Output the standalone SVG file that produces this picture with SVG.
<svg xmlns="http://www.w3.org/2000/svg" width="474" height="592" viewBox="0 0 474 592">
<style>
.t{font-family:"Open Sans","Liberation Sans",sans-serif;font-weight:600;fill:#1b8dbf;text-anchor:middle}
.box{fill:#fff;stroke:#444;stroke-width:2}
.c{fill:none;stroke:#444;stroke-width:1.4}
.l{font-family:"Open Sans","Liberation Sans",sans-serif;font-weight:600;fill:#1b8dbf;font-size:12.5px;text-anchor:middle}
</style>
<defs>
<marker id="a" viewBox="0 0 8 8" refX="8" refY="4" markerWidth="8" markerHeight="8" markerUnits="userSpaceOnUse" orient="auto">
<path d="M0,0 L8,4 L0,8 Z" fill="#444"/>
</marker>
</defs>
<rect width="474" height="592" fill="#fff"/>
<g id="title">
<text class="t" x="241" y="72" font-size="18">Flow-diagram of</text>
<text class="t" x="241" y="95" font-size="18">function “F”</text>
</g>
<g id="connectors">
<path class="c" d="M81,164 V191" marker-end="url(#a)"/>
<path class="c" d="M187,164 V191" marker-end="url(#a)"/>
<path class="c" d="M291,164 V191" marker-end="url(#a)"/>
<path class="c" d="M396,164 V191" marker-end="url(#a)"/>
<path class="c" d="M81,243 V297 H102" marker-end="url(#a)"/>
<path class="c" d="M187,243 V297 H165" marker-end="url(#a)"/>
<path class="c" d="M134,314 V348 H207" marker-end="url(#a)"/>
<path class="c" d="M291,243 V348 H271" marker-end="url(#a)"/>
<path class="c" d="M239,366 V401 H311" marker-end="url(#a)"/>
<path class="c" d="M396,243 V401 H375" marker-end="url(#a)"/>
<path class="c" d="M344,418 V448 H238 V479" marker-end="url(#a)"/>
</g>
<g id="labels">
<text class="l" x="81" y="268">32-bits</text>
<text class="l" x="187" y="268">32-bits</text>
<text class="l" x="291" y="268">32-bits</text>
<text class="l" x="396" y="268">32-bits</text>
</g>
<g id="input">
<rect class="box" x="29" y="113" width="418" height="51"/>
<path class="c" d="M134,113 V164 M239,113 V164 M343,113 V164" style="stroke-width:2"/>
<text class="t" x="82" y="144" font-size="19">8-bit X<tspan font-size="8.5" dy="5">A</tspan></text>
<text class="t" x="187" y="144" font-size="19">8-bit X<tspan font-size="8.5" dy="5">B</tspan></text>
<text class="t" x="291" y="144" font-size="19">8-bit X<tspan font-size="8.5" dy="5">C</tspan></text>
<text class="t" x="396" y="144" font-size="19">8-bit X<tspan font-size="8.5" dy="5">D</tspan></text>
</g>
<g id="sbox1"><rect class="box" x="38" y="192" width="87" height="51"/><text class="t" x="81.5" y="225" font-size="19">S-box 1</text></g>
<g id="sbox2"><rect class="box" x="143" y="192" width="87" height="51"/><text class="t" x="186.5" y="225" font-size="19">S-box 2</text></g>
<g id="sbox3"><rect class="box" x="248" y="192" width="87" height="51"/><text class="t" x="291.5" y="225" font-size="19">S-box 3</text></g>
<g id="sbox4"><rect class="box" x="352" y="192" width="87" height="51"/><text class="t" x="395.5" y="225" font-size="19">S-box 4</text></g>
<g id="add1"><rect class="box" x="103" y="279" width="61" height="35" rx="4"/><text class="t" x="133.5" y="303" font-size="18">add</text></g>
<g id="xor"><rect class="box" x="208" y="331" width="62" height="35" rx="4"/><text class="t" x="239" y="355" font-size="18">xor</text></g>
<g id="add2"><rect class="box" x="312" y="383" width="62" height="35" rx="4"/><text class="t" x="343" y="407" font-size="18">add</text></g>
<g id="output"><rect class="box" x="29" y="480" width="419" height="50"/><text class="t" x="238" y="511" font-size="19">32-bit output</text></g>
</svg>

= Direction =
Retype the data in full and match it exactly.

= Problem solution =
Output the standalone SVG file that produces this picture with SVG.
<svg xmlns="http://www.w3.org/2000/svg" width="474" height="592" viewBox="0 0 474 592">
<style>
.t{font-family:"Open Sans","Liberation Sans",sans-serif;font-weight:600;fill:#1b8dbf;text-anchor:middle}
.box{fill:#fff;stroke:#444;stroke-width:2}
.c{fill:none;stroke:#444;stroke-width:1.4}
.l{font-family:"Open Sans","Liberation Sans",sans-serif;font-weight:600;fill:#1b8dbf;font-size:12.5px;text-anchor:middle}
</style>
<defs>
<marker id="a" viewBox="0 0 8 8" refX="8" refY="4" markerWidth="8" markerHeight="8" markerUnits="userSpaceOnUse" orient="auto">
<path d="M0,0 L8,4 L0,8 Z" fill="#444"/>
</marker>
</defs>
<rect width="474" height="592" fill="#fff"/>
<g id="title">
<text class="t" x="241" y="72" font-size="18">Flow-diagram of</text>
<text class="t" x="241" y="95" font-size="18">function “F”</text>
</g>
<g id="connectors">
<path class="c" d="M81,164 V191" marker-end="url(#a)"/>
<path class="c" d="M187,164 V191" marker-end="url(#a)"/>
<path class="c" d="M291,164 V191" marker-end="url(#a)"/>
<path class="c" d="M396,164 V191" marker-end="url(#a)"/>
<path class="c" d="M81,243 V297 H102" marker-end="url(#a)"/>
<path class="c" d="M187,243 V297 H165" marker-end="url(#a)"/>
<path class="c" d="M134,314 V348 H207" marker-end="url(#a)"/>
<path class="c" d="M291,243 V348 H271" marker-end="url(#a)"/>
<path class="c" d="M239,366 V401 H311" marker-end="url(#a)"/>
<path class="c" d="M396,243 V401 H375" marker-end="url(#a)"/>
<path class="c" d="M344,418 V448 H238 V479" marker-end="url(#a)"/>
</g>
<g id="labels">
<text class="l" x="81" y="268">32-bits</text>
<text class="l" x="187" y="268">32-bits</text>
<text class="l" x="291" y="268">32-bits</text>
<text class="l" x="396" y="268">32-bits</text>
</g>
<g id="input">
<rect class="box" x="29" y="113" width="418" height="51"/>
<path class="c" d="M134,113 V164 M239,113 V164 M343,113 V164" style="stroke-width:2"/>
<text class="t" x="82" y="144" font-size="19">8-bit X<tspan font-size="8.5" dy="5">A</tspan></text>
<text class="t" x="187" y="144" font-size="19">8-bit X<tspan font-size="8.5" dy="5">B</tspan></text>
<text class="t" x="291" y="144" font-size="19">8-bit X<tspan font-size="8.5" dy="5">C</tspan></text>
<text class="t" x="396" y="144" font-size="19">8-bit X<tspan font-size="8.5" dy="5">D</tspan></text>
</g>
<g id="sbox1"><rect class="box" x="38" y="192" width="87" height="51"/><text class="t" x="81.5" y="225" font-size="19">S-box 1</text></g>
<g id="sbox2"><rect class="box" x="143" y="192" width="87" height="51"/><text class="t" x="186.5" y="225" font-size="19">S-box 2</text></g>
<g id="sbox3"><rect class="box" x="248" y="192" width="87" height="51"/><text class="t" x="291.5" y="225" font-size="19">S-box 3</text></g>
<g id="sbox4"><rect class="box" x="352" y="192" width="87" height="51"/><text class="t" x="395.5" y="225" font-size="19">S-box 4</text></g>
<g id="add1"><rect class="box" x="103" y="279" width="61" height="35" rx="4"/><text class="t" x="133.5" y="303" font-size="18">add</text></g>
<g id="xor"><rect class="box" x="208" y="331" width="62" height="35" rx="4"/><text class="t" x="239" y="355" font-size="18">xor</text></g>
<g id="add2"><rect class="box" x="312" y="383" width="62" height="35" rx="4"/><text class="t" x="343" y="407" font-size="18">add</text></g>
<g id="output"><rect class="box" x="29" y="480" width="419" height="50"/><text class="t" x="238" y="511" font-size="19">32-bit output</text></g>
</svg>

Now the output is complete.